There is to be a growing demand for mortgage lending over the next four years, driven by a wider economic recovery, greater housing construction and more-tempting incentives.

That is the result of a report from a report by Timetric, which suggests that there is to be a boom in the coming years.

Optimism

The greatest growth in mortgage lending is expected in 2017, with a forecasted rate of 11.7%. This prediction coincides with the Office for Budget Responsibility also suggesting that the largest rise in British property prices will occur during the same period.[1]

Timetric expect that gross lending will hit £218.6bn by the end of the 2015, before rising further to £241.6bn in 2016, eventually reaching £286.8bn in 2019.[1]
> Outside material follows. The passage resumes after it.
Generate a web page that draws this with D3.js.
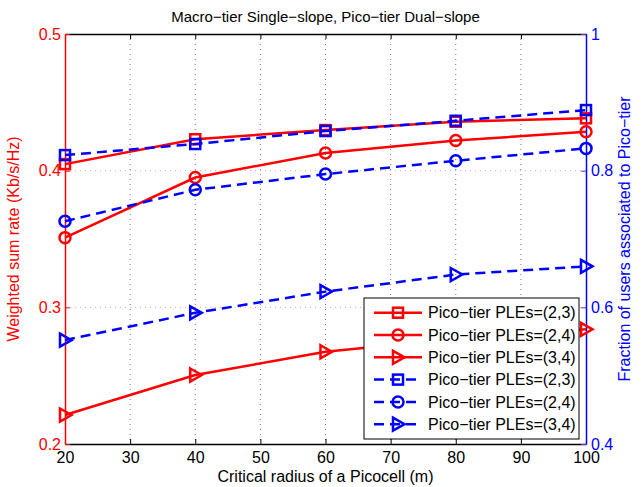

However, mortgage outstanding balances are expected to grow at a slower pace. Repayments are also likely to increase as a broader economic growth generates a rise in the official Bank of England policy rate and an increase in banks’ mortgage interest rates. Outstanding balances are tipped to hit £1.33 trillion by the end of this year, rising to be £1.39 trillion by 2019.[1]

Mortgage lending forecasted to hit £286.8bn by 2019

Rising rates

Ben Carey-Evans, Analyst at Timetric, commented, ‘rising interest rates, combined with reduced growth in the UK housing market, is set to stunt increases somewhat from the 15% and 22% rates seen in 2014 and 2013 respectively. Improving economic conditions, however, particularly the continuation of improving real wages – due to extremely low inflation – should see gross lending rising at a steady rate up to 2019.’[1]

‘Growth in the mortgage market will be supported by rising house prices necessitating larger-value loans, and regional variations in house prices will continue to influence the distribution of mortgage lending,’ Carey-Evans concluded.[1]